Source code of charts:
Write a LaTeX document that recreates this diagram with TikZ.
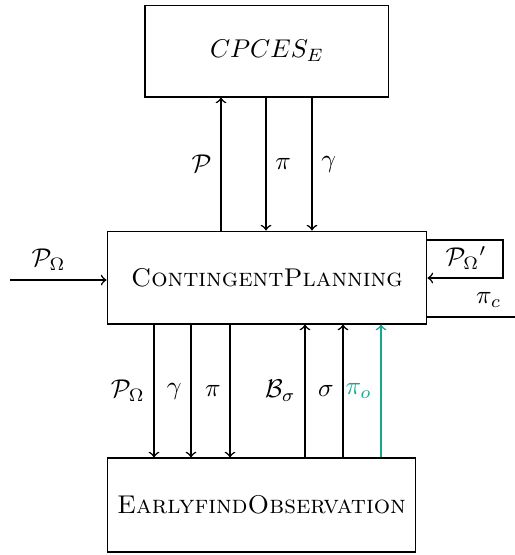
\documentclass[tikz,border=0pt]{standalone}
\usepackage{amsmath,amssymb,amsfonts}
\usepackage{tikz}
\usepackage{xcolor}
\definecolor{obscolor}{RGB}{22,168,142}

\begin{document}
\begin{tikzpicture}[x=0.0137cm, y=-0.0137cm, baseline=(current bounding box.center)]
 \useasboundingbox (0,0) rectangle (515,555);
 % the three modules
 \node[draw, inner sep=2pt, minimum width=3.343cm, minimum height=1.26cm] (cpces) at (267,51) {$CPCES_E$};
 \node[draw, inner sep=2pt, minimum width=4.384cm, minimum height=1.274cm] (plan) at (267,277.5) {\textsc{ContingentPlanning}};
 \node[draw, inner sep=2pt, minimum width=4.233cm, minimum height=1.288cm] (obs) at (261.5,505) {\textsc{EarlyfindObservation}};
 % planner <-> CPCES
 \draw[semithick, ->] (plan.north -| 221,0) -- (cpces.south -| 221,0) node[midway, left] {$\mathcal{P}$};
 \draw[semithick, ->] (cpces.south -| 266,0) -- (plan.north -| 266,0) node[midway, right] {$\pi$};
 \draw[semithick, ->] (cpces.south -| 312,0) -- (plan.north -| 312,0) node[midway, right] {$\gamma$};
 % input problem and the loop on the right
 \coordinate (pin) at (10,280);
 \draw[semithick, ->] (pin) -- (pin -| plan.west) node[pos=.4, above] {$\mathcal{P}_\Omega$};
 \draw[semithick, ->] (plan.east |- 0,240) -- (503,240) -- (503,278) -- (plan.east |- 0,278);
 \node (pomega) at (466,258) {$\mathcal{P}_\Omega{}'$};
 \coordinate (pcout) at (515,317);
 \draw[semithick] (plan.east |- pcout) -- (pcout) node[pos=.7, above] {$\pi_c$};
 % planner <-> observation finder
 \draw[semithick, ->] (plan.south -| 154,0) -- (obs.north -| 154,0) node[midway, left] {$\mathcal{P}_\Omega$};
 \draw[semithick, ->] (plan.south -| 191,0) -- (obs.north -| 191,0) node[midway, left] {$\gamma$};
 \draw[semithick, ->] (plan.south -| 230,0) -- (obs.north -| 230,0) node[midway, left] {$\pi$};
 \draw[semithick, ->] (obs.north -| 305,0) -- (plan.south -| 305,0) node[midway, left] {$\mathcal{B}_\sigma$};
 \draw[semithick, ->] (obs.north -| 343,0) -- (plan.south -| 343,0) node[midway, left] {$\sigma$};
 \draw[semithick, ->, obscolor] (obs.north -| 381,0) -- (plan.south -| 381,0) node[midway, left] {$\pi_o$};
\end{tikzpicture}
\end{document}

==

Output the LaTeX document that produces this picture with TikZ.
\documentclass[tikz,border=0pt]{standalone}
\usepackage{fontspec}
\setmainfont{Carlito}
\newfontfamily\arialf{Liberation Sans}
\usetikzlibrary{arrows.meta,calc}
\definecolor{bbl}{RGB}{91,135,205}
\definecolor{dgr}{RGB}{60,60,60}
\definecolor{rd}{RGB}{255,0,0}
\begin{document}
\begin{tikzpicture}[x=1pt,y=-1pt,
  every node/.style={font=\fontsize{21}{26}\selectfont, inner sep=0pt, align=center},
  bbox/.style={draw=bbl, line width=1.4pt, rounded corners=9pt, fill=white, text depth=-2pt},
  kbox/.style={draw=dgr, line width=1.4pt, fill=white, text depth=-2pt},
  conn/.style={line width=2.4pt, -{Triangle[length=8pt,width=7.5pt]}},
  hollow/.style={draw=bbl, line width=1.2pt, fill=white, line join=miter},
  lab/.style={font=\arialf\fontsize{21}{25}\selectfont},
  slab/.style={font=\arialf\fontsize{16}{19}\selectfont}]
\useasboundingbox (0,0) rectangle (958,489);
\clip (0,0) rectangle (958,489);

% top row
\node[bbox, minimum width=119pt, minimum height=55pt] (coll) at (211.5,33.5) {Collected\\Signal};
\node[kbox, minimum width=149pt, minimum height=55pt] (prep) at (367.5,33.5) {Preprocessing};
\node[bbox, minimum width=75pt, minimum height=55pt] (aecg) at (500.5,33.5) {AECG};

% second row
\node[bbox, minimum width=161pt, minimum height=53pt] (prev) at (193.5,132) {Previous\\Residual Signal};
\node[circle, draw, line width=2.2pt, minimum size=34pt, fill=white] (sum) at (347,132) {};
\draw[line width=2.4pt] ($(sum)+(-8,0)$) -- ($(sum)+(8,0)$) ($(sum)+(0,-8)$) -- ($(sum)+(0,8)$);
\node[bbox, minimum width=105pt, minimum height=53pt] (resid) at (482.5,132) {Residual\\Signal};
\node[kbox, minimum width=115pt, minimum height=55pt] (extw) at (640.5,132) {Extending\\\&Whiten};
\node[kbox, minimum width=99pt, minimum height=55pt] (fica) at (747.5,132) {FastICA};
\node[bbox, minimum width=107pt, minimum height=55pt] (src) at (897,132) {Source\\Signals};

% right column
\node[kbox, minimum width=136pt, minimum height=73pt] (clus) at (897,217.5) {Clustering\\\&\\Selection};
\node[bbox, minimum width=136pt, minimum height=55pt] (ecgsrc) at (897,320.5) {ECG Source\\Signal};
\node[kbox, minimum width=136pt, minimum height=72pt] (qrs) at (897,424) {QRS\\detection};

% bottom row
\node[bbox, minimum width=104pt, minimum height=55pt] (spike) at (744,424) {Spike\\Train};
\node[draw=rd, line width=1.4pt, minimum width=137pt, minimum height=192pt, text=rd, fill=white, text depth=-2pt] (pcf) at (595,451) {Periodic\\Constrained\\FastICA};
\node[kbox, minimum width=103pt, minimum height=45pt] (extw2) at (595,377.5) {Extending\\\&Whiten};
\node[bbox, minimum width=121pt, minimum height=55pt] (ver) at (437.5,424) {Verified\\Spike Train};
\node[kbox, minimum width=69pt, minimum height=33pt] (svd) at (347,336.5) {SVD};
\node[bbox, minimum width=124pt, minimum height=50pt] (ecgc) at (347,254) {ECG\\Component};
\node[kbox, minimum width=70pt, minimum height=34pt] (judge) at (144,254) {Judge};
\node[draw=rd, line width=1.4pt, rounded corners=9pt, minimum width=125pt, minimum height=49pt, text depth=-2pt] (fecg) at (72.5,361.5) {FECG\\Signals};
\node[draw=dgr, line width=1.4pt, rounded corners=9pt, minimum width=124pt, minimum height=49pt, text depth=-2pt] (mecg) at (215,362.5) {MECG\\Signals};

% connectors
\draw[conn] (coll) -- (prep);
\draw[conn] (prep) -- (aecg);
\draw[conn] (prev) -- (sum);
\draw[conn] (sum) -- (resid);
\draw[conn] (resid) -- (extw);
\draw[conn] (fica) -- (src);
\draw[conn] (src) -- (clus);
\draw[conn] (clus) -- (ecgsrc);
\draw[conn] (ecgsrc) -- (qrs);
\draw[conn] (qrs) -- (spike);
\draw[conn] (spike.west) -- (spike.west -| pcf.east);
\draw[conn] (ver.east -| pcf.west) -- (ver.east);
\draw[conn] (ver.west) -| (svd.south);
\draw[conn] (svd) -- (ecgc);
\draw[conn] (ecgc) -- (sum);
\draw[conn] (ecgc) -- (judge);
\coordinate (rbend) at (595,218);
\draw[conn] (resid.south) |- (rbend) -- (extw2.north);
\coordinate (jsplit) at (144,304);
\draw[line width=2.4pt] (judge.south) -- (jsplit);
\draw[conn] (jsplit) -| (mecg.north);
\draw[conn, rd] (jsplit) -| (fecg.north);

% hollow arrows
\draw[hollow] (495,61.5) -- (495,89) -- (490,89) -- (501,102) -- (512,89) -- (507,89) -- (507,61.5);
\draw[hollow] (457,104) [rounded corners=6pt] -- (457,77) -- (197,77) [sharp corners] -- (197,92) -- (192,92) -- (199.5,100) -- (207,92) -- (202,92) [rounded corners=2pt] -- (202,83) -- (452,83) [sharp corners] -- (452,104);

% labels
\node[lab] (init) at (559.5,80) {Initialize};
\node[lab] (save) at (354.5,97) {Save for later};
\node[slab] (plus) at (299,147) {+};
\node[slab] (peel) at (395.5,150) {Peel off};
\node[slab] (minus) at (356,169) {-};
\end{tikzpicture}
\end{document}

...

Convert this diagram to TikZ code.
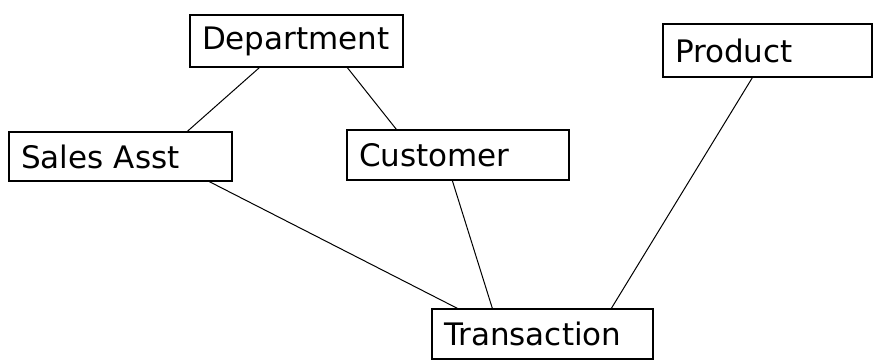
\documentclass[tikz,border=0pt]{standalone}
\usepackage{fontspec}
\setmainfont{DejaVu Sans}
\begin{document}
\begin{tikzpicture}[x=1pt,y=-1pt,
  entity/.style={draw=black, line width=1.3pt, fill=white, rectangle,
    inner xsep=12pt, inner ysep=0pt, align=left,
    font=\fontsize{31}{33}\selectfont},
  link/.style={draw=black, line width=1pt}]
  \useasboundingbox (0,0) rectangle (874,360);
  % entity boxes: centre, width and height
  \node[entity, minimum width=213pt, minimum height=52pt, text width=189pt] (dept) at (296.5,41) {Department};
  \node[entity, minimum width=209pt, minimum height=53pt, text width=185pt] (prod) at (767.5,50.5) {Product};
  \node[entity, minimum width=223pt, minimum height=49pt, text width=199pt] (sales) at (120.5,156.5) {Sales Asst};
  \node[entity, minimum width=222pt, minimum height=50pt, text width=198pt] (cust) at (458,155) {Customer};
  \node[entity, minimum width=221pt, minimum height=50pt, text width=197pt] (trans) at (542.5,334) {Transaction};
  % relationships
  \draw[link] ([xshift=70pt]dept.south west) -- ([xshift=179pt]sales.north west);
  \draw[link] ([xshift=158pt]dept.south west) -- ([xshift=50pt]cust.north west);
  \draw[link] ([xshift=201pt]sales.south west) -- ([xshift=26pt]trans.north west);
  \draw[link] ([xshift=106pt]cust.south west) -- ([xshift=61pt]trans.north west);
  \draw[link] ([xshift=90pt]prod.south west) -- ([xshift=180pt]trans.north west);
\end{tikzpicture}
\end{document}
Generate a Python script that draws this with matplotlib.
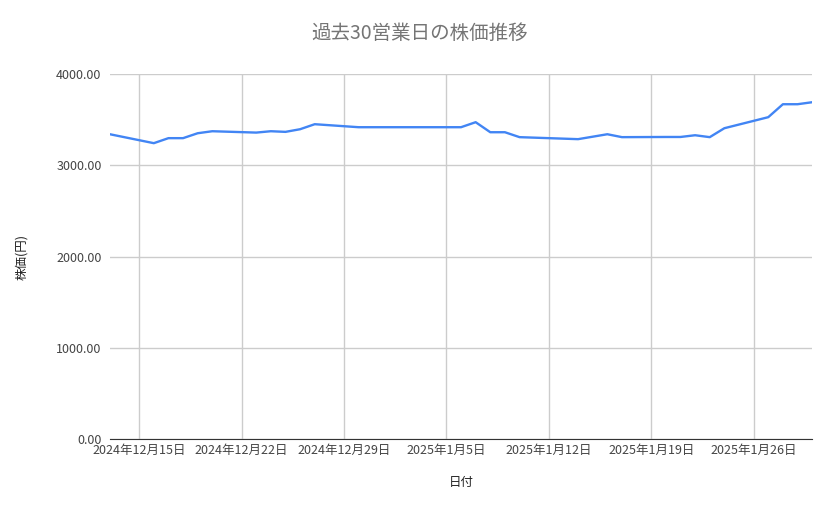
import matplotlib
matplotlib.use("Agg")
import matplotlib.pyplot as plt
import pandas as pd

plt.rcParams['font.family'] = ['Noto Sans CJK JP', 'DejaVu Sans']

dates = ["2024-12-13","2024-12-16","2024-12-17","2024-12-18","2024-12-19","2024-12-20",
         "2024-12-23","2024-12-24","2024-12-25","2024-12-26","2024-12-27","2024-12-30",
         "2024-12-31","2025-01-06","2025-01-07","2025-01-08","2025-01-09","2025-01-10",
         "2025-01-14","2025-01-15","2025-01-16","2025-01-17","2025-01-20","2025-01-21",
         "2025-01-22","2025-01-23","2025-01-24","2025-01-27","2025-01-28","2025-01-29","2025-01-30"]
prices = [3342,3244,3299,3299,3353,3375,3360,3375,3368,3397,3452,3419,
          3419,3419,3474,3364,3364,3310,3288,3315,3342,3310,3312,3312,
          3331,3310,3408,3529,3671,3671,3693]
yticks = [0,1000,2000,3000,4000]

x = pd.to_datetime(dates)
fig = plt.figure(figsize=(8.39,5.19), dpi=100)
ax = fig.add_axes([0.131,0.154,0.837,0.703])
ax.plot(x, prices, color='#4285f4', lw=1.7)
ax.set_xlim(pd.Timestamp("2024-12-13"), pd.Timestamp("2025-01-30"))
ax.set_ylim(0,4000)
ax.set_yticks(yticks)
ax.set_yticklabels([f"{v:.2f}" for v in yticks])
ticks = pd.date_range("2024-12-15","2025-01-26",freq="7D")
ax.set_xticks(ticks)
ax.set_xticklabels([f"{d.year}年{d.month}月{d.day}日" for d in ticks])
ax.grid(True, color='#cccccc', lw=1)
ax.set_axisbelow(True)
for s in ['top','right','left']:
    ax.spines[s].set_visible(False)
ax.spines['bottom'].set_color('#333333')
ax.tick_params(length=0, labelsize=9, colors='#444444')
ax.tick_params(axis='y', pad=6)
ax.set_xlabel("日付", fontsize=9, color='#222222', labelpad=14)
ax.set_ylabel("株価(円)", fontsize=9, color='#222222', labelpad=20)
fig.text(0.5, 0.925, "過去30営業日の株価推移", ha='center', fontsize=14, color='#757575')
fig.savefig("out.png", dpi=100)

THE PROBLEM:
Set down exactly the lines from the line that contains "Output the LaTeX" to the line that contains "minimum width=107pt, minimum", both lines included, and nothing more.

RESULT:
Output the LaTeX document that produces this picture with TikZ.
\documentclass[tikz,border=0pt]{standalone}
\usepackage{fontspec}
\setmainfont{Carlito}
\newfontfamily\arialf{Liberation Sans}
\usetikzlibrary{arrows.meta,calc}
\definecolor{bbl}{RGB}{91,135,205}
\definecolor{dgr}{RGB}{60,60,60}
\definecolor{rd}{RGB}{255,0,0}
\begin{document}
\begin{tikzpicture}[x=1pt,y=-1pt,
  every node/.style={font=\fontsize{21}{26}\selectfont, inner sep=0pt, align=center},
  bbox/.style={draw=bbl, line width=1.4pt, rounded corners=9pt, fill=white, text depth=-2pt},
  kbox/.style={draw=dgr, line width=1.4pt, fill=white, text depth=-2pt},
  conn/.style={line width=2.4pt, -{Triangle[length=8pt,width=7.5pt]}},
  hollow/.style={draw=bbl, line width=1.2pt, fill=white, line join=miter},
  lab/.style={font=\arialf\fontsize{21}{25}\selectfont},
  slab/.style={font=\arialf\fontsize{16}{19}\selectfont}]
\useasboundingbox (0,0) rectangle (958,489);
\clip (0,0) rectangle (958,489);

% top row
\node[bbox, minimum width=119pt, minimum height=55pt] (coll) at (211.5,33.5) {Collected\\Signal};
\node[kbox, minimum width=149pt, minimum height=55pt] (prep) at (367.5,33.5) {Preprocessing};
\node[bbox, minimum width=75pt, minimum height=55pt] (aecg) at (500.5,33.5) {AECG};

% second row
\node[bbox, minimum width=161pt, minimum height=53pt] (prev) at (193.5,132) {Previous\\Residual Signal};
\node[circle, draw, line width=2.2pt, minimum size=34pt, fill=white] (sum) at (347,132) {};
\draw[line width=2.4pt] ($(sum)+(-8,0)$) -- ($(sum)+(8,0)$) ($(sum)+(0,-8)$) -- ($(sum)+(0,8)$);
\node[bbox, minimum width=105pt, minimum height=53pt] (resid) at (482.5,132) {Residual\\Signal};
\node[kbox, minimum width=115pt, minimum height=55pt] (extw) at (640.5,132) {Extending\\\&Whiten};
\node[kbox, minimum width=99pt, minimum height=55pt] (fica) at (747.5,132) {FastICA};
\node[bbox, minimum width=107pt, minimum height=55pt] (src) at (897,132) {Source\\Signals};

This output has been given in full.